■ Exercise goal:
Set down the material below word for word, excluding the pictures.

■ Stored data:
↓↓↓
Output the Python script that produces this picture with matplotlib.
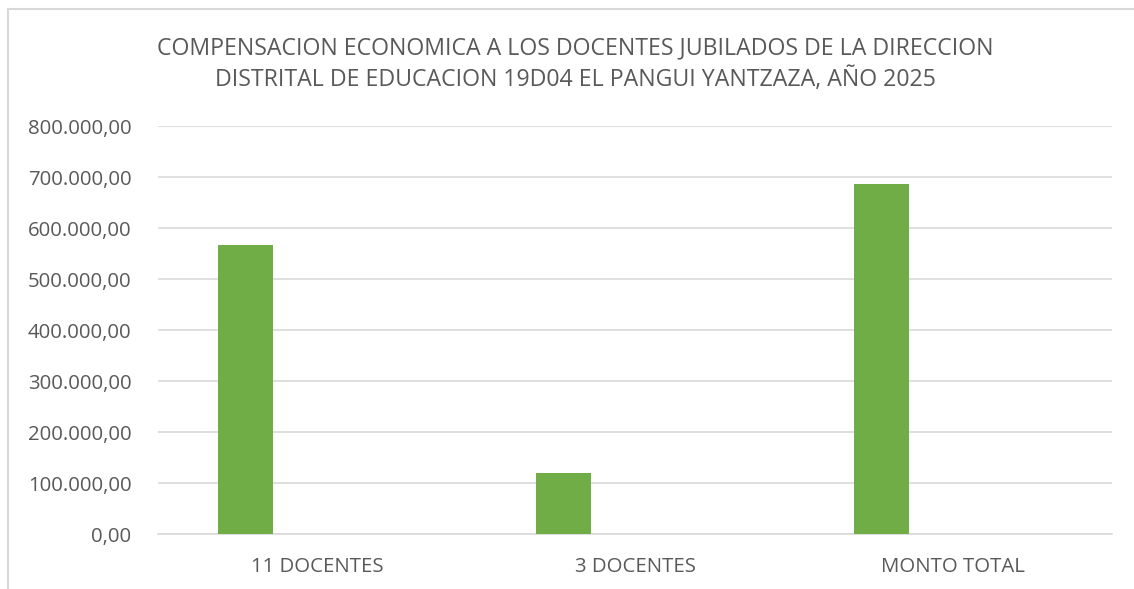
import matplotlib
matplotlib.use("Agg")
import matplotlib.pyplot as plt
from matplotlib.ticker import FuncFormatter
from matplotlib.patches import Rectangle
import numpy as np

# datos
categorias = ["11 DOCENTES", "3 DOCENTES", "MONTO TOTAL"]
montos = [566700, 119600, 686300]
titulo = ("COMPENSACION ECONOMICA A LOS DOCENTES JUBILADOS DE LA DIRECCION\n"
          "DISTRITAL DE EDUCACION 19D04 EL PANGUI YANTZAZA, AÑO 2025")

plt.rcParams['font.family'] = ['Open Sans', 'DejaVu Sans']
gris = '#595959'


def formato_es(v, pos=None):
    # 800000 -> 800.000,00
    s = "{:,.2f}".format(v)
    return s.replace(",", "X").replace(".", ",").replace("X", ".")


fig = plt.figure(figsize=(11.34, 5.89), dpi=100)
ax = fig.add_axes([0.1393, 0.0929, 0.8413, 0.6927])

x = np.arange(len(categorias))
ax.bar(x - 0.225, montos, width=0.175, color='#70AD47', zorder=3)

ax.set_xlim(-0.5, len(categorias) - 0.5)
ax.set_ylim(0, 800000)
ax.set_yticks(np.arange(0, 800001, 100000))
ax.yaxis.set_major_formatter(FuncFormatter(formato_es))
ax.set_xticks(x)
ax.set_xticklabels(categorias)

ax.grid(axis='y', color='#d9d9d9', linewidth=1.2, zorder=0)
for s in ['top', 'right', 'left']:
    ax.spines[s].set_visible(False)
ax.spines['bottom'].set_color('#d9d9d9')
ax.spines['bottom'].set_linewidth(1.2)
ax.tick_params(axis='both', length=0, colors=gris, labelsize=14.7)
ax.tick_params(axis='y', pad=19)
ax.tick_params(axis='x', pad=16)

fig.text(0.507, 0.891, titulo, ha='center', va='center', fontsize=16.7,
         color=gris, linespacing=1.38)

# marco del area del grafico
fig.patches.append(Rectangle((8 / 1134, -0.01), 1.2, 1 - 9 / 589 + 0.01,
                             transform=fig.transFigure, fill=False,
                             edgecolor='#d9d9d9', linewidth=1.5))

fig.savefig("out.png", dpi=100)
↑↑↑
■ Exercise answer:
Output the Python script that produces this picture with matplotlib.
import matplotlib
matplotlib.use("Agg")
import matplotlib.pyplot as plt
from matplotlib.ticker import FuncFormatter
from matplotlib.patches import Rectangle
import numpy as np

# datos
categorias = ["11 DOCENTES", "3 DOCENTES", "MONTO TOTAL"]
montos = [566700, 119600, 686300]
titulo = ("COMPENSACION ECONOMICA A LOS DOCENTES JUBILADOS DE LA DIRECCION\n"
          "DISTRITAL DE EDUCACION 19D04 EL PANGUI YANTZAZA, AÑO 2025")

plt.rcParams['font.family'] = ['Open Sans', 'DejaVu Sans']
gris = '#595959'


def formato_es(v, pos=None):
    # 800000 -> 800.000,00
    s = "{:,.2f}".format(v)
    return s.replace(",", "X").replace(".", ",").replace("X", ".")


fig = plt.figure(figsize=(11.34, 5.89), dpi=100)
ax = fig.add_axes([0.1393, 0.0929, 0.8413, 0.6927])

x = np.arange(len(categorias))
ax.bar(x - 0.225, montos, width=0.175, color='#70AD47', zorder=3)

ax.set_xlim(-0.5, len(categorias) - 0.5)
ax.set_ylim(0, 800000)
ax.set_yticks(np.arange(0, 800001, 100000))
ax.yaxis.set_major_formatter(FuncFormatter(formato_es))
ax.set_xticks(x)
ax.set_xticklabels(categorias)

ax.grid(axis='y', color='#d9d9d9', linewidth=1.2, zorder=0)
for s in ['top', 'right', 'left']:
    ax.spines[s].set_visible(False)
ax.spines['bottom'].set_color('#d9d9d9')
ax.spines['bottom'].set_linewidth(1.2)
ax.tick_params(axis='both', length=0, colors=gris, labelsize=14.7)
ax.tick_params(axis='y', pad=19)
ax.tick_params(axis='x', pad=16)

fig.text(0.507, 0.891, titulo, ha='center', va='center', fontsize=16.7,
         color=gris, linespacing=1.38)

# marco del area del grafico
fig.patches.append(Rectangle((8 / 1134, -0.01), 1.2, 1 - 9 / 589 + 0.01,
                             transform=fig.transFigure, fill=False,
                             edgecolor='#d9d9d9', linewidth=1.5))

fig.savefig("out.png", dpi=100)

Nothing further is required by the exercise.